Lagos, May 25, 2021
The Association of Capital Market Academics of Nigeria (ACMAN) says retention of all policy parameters by the Central Bank of Nigeria (CBN) is in line with expectations, due to stagflation.
Stagflation refers to an economy that is experiencing a simultaneous increase in inflation and stagnation of economic output.
The News Agency of Nigeria (NAN) reports that the Monetary Policy Committee (MPC) of the apex bank, at the end of its two-day meeting on Tuesday, retained all policy parameters.
The committee retained the Monetary Policy Rate (MPR) – benchmark interest rate – at 11.50 per cent, while asymmetric corridor remained at to +100/-700 bps around the MPR.
It also retained the cash reserve ratio at 27.50 per cent, and the liquidity ratio at 30.00 per cent.
Reacting to the development, ACMAN President, Prof. Uche Uwaleke, told the News Agency of Nigeria (NAN) in Lagos that the status quo was expected.
Uwaleke said a hold position was the most expedient decision to take, given the prevailing economic condition of the country.
“As long as stagflation continues to challenge the economy, the CBN’s monetary policy stance will be dictated by the need to strike a balance between tackling inflation and supporting economic growth.
“Against the backdrop of elevated inflation, a reduction in MPR or other policy parameters, though persuasive, will only serve to worsen foreign exchange pressure despite recent attempt to unify exchange rates, and exacerbate inflationary trend.
“On the other hand, given weak economic growth and the need to support an economy still reeling from the impact of COVID-19 pandemic, tightening monetary policy via increase in MPR is capable of rolling back the modest progress being made.
“It’s instructive to note that the non-oil sector GDP actually tanked during the first quarter of 2021.
“So, maintaining the status quo while strengthening the CBN’s intervention initiatives in critical sectors of the economy is a wise decision,” Uwaleke said.
Speaking on the implications to the stock market, he said that it would be insignificant because the MPC outcome was expected.
“Equities market performance has been driven largely by interest rate expectations and this will continue to be the case.
“Profit taking and portfolio rebalancing in favour of fixed income securities where yields are on a steady rise will continue,” he added.
The Chief Operating Officer, InvestData Ltd., Mr Ambrose Omordion, said the outcome was aniticapted following the stagflation state of the economy and the weak economic growth of 0.51 per cent, despite the seeming slide in inflation.
Omordion said that the outcome was in line with the global MPC trend to sustain economic recovery and drive.
He said the stock market would breathe out as investors position for March year-end audited results, half-year interim dividend and second quarter earnings season.
According to him, the market is currently witnessing a divergence between strong or rising earnings and weak or falling stock prices.

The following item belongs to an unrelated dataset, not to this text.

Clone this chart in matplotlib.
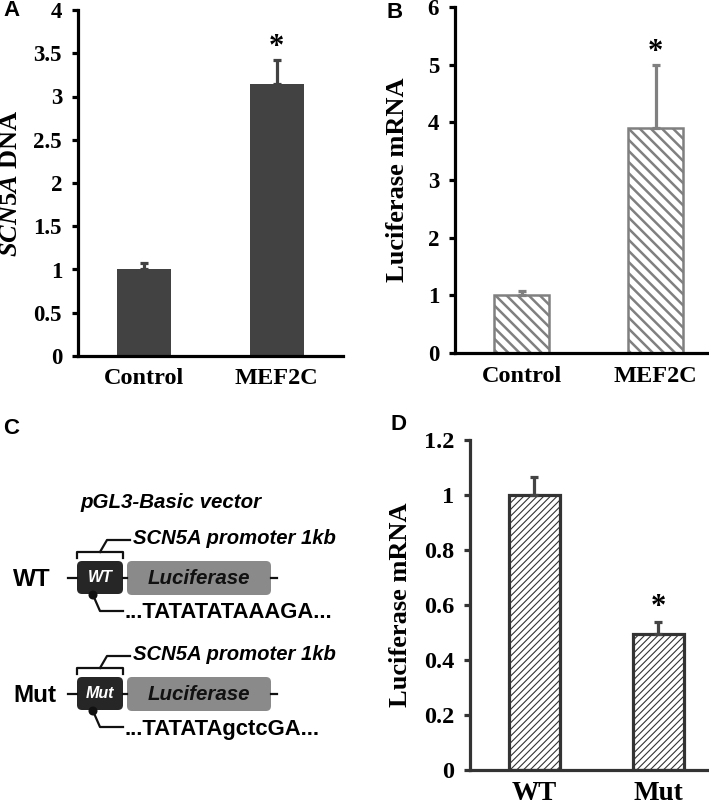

This, he said, revealed strong potential in equity space, as window to hedge against inflation in 2021.
“Investors should target companies with strong earnings ahead of half year earnings season, knowing that every investment or trade is against expectations,” Omordion said.
Also, Prof. Sheriffdeen Tella, of the Olabisi Onabanjo University, Ago-Iwoye, Ogun, said the committee’s decision was fair.
”There were speculations that interest rate would be increased, but I didn’t see any need for such.
“The economy is still fragile and those variables are better retained. If possible, the interest rate should be lowered to reduce cost of borrowing. So the decision is fair,” the professor of economics said.
The Director, Centre for Economic Policy Analysis and Research, Prof. Ndubisi Nwokoma, however, said that a tighter monetary stance would have been better.
“I think the MPR ought to have been slightly increased, to address the growing rate of inflation as well as help stabilise the exchange rate.
“A tighter monetary policy stance could have better served the current needs of the economy, in my opinion.
“People’s purchasing power has been seriously compromised with the growing inflation,” he said.